About this work
Twachtman's *Winter Harmony* arrives as a whisper rather than a declaration—a landscape stripped to its essential geometry and muted palette. The painting captures a snow-laden Connecticut scene, likely from his Greenwich property, where trees and water dissolve into a soft continuum of whites, grays, and muted blues. There is no drama here, no sharp contrasts or dynamic brushwork. Instead, the composition breathes in near-monochromatic restraint, the forms simplified almost to abstraction. A frozen or snow-covered stream, perhaps the waterfall he painted obsessively, occupies the composition's center, anchoring the scene while vanishing into the surrounding quiet. The viewer stands in a hushed landscape where boundary between snow, water, and sky blurs—a place of profound stillness.
This work represents the apex of Twachtman's evolution from his dark Munich training through the luminous Parisian tonalism to what he achieved in Greenwich. *Winter Harmony* embodies the artist's mature vision: a deeply personal, nearly abstract interpretation of landscape where mood supersedes description. Rather than document a place, he rendered its *feeling*—the loneliness and purity of a New England winter distilled into a chromatic meditation. It stands as one of his most original achievements and a defining statement of American Impressionism at its most experimental.

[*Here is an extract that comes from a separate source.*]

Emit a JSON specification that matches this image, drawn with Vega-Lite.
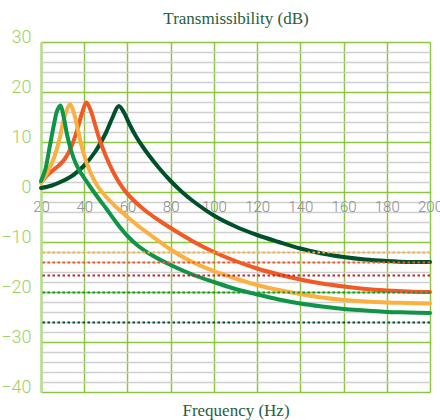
{
  "$schema": "https://vega.github.io/schema/vega-lite/v6.json",
  "width": 389,
  "height": 350,
  "autosize": {"type": "none"},
  "padding": {"left": 41, "top": 42, "right": 10, "bottom": 28},
  "config": {"view": {"stroke": null}},
  "datasets": {
    "curves": [
      {"series": "D", "f": 20, "db": 0.8}, {"series": "D", "f": 25, "db": 1.3}, {"series": "D", "f": 30, "db": 2.2}, {"series": "D", "f": 35, "db": 3.4}, {"series": "D", "f": 40, "db": 5.3}, {"series": "D", "f": 45, "db": 8}, {"series": "D", "f": 50, "db": 11.8}, {"series": "D", "f": 53, "db": 14.8}, {"series": "D", "f": 56, "db": 17.2}, {"series": "D", "f": 58.5, "db": 15.8}, {"series": "D", "f": 61, "db": 13.5}, {"series": "D", "f": 64, "db": 11.1}, {"series": "D", "f": 67, "db": 9.1}, {"series": "D", "f": 70, "db": 7.3}, {"series": "D", "f": 75, "db": 4.6}, {"series": "D", "f": 80, "db": 2.2}, {"series": "D", "f": 85, "db": 0.1}, {"series": "D", "f": 90, "db": -1.7}, {"series": "D", "f": 100, "db": -4.7}, {"series": "D", "f": 110, "db": -6.9}, {"series": "D", "f": 120, "db": -8.6}, {"series": "D", "f": 130, "db": -10}, {"series": "D", "f": 140, "db": -11.3}, {"series": "D", "f": 150, "db": -12.3}, {"series": "D", "f": 160, "db": -13}, {"series": "D", "f": 170, "db": -13.5}, {"series": "D", "f": 180, "db": -13.8}, {"series": "D", "f": 190, "db": -14}, {"series": "D", "f": 200, "db": -14},
      {"series": "C", "f": 20, "db": 1.9}, {"series": "C", "f": 23, "db": 3.4}, {"series": "C", "f": 26, "db": 4.5}, {"series": "C", "f": 28.5, "db": 5.4}, {"series": "C", "f": 31, "db": 6.6}, {"series": "C", "f": 34, "db": 9}, {"series": "C", "f": 37, "db": 12.8}, {"series": "C", "f": 39, "db": 15.8}, {"series": "C", "f": 41, "db": 17.9}, {"series": "C", "f": 43, "db": 16.3}, {"series": "C", "f": 45, "db": 13.5}, {"series": "C", "f": 47, "db": 10.6}, {"series": "C", "f": 50, "db": 7.2}, {"series": "C", "f": 54, "db": 3.5}, {"series": "C", "f": 58, "db": 0.7}, {"series": "C", "f": 62, "db": -1.3}, {"series": "C", "f": 66, "db": -2.9}, {"series": "C", "f": 70, "db": -4.3}, {"series": "C", "f": 75, "db": -5.8}, {"series": "C", "f": 80, "db": -7.2}, {"series": "C", "f": 90, "db": -9.8}, {"series": "C", "f": 100, "db": -12}, {"series": "C", "f": 110, "db": -13.8}, {"series": "C", "f": 120, "db": -15.3}, {"series": "C", "f": 130, "db": -16.5}, {"series": "C", "f": 140, "db": -17.5}, {"series": "C", "f": 150, "db": -18.3}, {"series": "C", "f": 160, "db": -18.9}, {"series": "C", "f": 170, "db": -19.4}, {"series": "C", "f": 180, "db": -19.7}, {"series": "C", "f": 190, "db": -19.9}, {"series": "C", "f": 200, "db": -20},
      {"series": "B", "f": 20, "db": 1.8}, {"series": "B", "f": 23, "db": 4}, {"series": "B", "f": 26, "db": 6.8}, {"series": "B", "f": 28.5, "db": 10.5}, {"series": "B", "f": 31, "db": 15.2}, {"series": "B", "f": 33.5, "db": 17.5}, {"series": "B", "f": 35.5, "db": 15.4}, {"series": "B", "f": 37, "db": 12.6}, {"series": "B", "f": 39, "db": 8.8}, {"series": "B", "f": 42, "db": 4.8}, {"series": "B", "f": 46, "db": 1.3}, {"series": "B", "f": 50, "db": -0.9}, {"series": "B", "f": 55, "db": -3.1}, {"series": "B", "f": 60, "db": -5}, {"series": "B", "f": 65, "db": -6.8}, {"series": "B", "f": 70, "db": -8.4}, {"series": "B", "f": 80, "db": -11.5}, {"series": "B", "f": 90, "db": -14}, {"series": "B", "f": 100, "db": -15.8}, {"series": "B", "f": 110, "db": -17.3}, {"series": "B", "f": 120, "db": -18.6}, {"series": "B", "f": 130, "db": -19.6}, {"series": "B", "f": 140, "db": -20.4}, {"series": "B", "f": 150, "db": -21.1}, {"series": "B", "f": 160, "db": -21.6}, {"series": "B", "f": 170, "db": -21.9}, {"series": "B", "f": 180, "db": -22.1}, {"series": "B", "f": 190, "db": -22.2}, {"series": "B", "f": 200, "db": -22.3},
      {"series": "A", "f": 20, "db": 2.2}, {"series": "A", "f": 22, "db": 4.5}, {"series": "A", "f": 24, "db": 9}, {"series": "A", "f": 26, "db": 13.5}, {"series": "A", "f": 27.5, "db": 16.3}, {"series": "A", "f": 29, "db": 17.3}, {"series": "A", "f": 30.5, "db": 15}, {"series": "A", "f": 32, "db": 11.6}, {"series": "A", "f": 34, "db": 8.2}, {"series": "A", "f": 36, "db": 5.8}, {"series": "A", "f": 38, "db": 4.1}, {"series": "A", "f": 40, "db": 2.8}, {"series": "A", "f": 43, "db": 0.9}, {"series": "A", "f": 47, "db": -1.5}, {"series": "A", "f": 50, "db": -3.2}, {"series": "A", "f": 55, "db": -6.2}, {"series": "A", "f": 60, "db": -8.8}, {"series": "A", "f": 65, "db": -10.8}, {"series": "A", "f": 70, "db": -12.3}, {"series": "A", "f": 80, "db": -14.6}, {"series": "A", "f": 90, "db": -16.5}, {"series": "A", "f": 100, "db": -18}, {"series": "A", "f": 110, "db": -19.4}, {"series": "A", "f": 120, "db": -20.5}, {"series": "A", "f": 130, "db": -21.5}, {"series": "A", "f": 140, "db": -22.3}, {"series": "A", "f": 150, "db": -22.9}, {"series": "A", "f": 160, "db": -23.4}, {"series": "A", "f": 170, "db": -23.7}, {"series": "A", "f": 180, "db": -24}, {"series": "A", "f": 190, "db": -24.1}, {"series": "A", "f": 200, "db": -24.2}
    ],
    "refs": [
      {"series": "B", "db": -12.1},
      {"series": "C", "db": -14.1},
      {"series": "R", "db": -16.7},
      {"series": "A", "db": -20.1},
      {"series": "D", "db": -26.1}
    ]
  },
  "layer": [
    {
      "data": {"name": "curves"},
      "mark": {"type": "line", "strokeWidth": 4, "interpolate": "catmull-rom", "strokeCap": "round", "strokeJoin": "round"},
      "encoding": {
        "x": {
          "field": "f", "type": "quantitative",
          "scale": {"domain": [20, 200], "nice": false, "zero": false},
          "axis": {
            "values": [20, 40, 60, 80, 100, 120, 140, 160, 180, 200],
            "tickCount": 100,
            "format": "d",
            "offset": -200,
            "domain": false, "ticks": false,
            "labelFlush": false, "labelOverlap": false,
            "labelFont": "Roboto", "labelFontSize": 15, "labelFontWeight": 300, "labelColor": "#8a8a8a",
            "labelPadding": 7,
            "grid": true, "gridColor": "#8cc63f", "gridWidth": 1.5, "gridOpacity": 1,
            "title": "Frequency (Hz)",
            "titleFont": "Liberation Serif", "titleFontSize": 17, "titleFontWeight": "normal", "titleColor": "#1f5e3d",
            "titleY": 218, "titleBaseline": "middle"
          }
        },
        "y": {
          "field": "db", "type": "quantitative",
          "scale": {"domain": [-40, 30], "nice": false},
          "axis": {
            "values": [-40, -38, -36, -34, -32, -30, -28, -26, -24, -22, -20, -18, -16, -14, -12, -10, -8, -6, -4, -2, 0, 2, 4, 6, 8, 10, 12, 14, 16, 18, 20, 22, 24, 26, 28, 30],
            "tickCount": 100,
            "format": "d",
            "labelExpr": "datum.value % 10 === 0 ? datum.label : ''",
            "labelOverlap": false,
            "domain": true, "domainColor": "#b9df90", "domainWidth": 2.5,
            "ticks": false,
            "labelFont": "Roboto", "labelFontSize": 18, "labelFontWeight": 300, "labelColor": "#9dd067",
            "labelBaseline": "alphabetic", "labelPadding": 10, "labelFlush": false,
            "grid": true,
            "gridColor": {"condition": {"test": "datum.value % 10 === 0", "value": "#8cc63f"}, "value": "#cfcfcf"},
            "gridWidth": {"condition": {"test": "datum.value % 10 === 0", "value": 1.5}, "value": 1.6},
            "gridOpacity": 1,
            "title": "Transmissibility (dB)",
            "titleFont": "Liberation Serif", "titleFontSize": 17, "titleFontWeight": "normal", "titleColor": "#1f5e3d",
            "titleAngle": 0, "titleAlign": "center", "titleBaseline": "middle",
            "titleX": 194.5, "titleY": -24
          }
        },
        "color": {
          "field": "series", "type": "nominal",
          "scale": {"domain": ["A", "B", "C", "D", "R"], "range": ["#109447", "#fbb040", "#f15a24", "#00502b", "#c1272d"]},
          "legend": null
        }
      }
    },
    {
      "data": {"name": "refs"},
      "mark": {"type": "rule", "strokeWidth": 2, "strokeDash": [2.5, 2.5]},
      "encoding": {
        "y": {"field": "db", "type": "quantitative"},
        "color": {"field": "series", "type": "nominal"}
      }
    }
  ]
}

On the wall, *Winter Harmony* demands a contemplative viewer and a room suffused with natural light. Hung in a study or bedroom—spaces where stillness is welcome—the print creates an almost meditative atmosphere. Collectors drawn to quietude over spectacle, to suggestion over statement, recognize themselves in Twachtman's restraint. This is art for those who understand that less, rendered with precision and feeling, speaks most profoundly.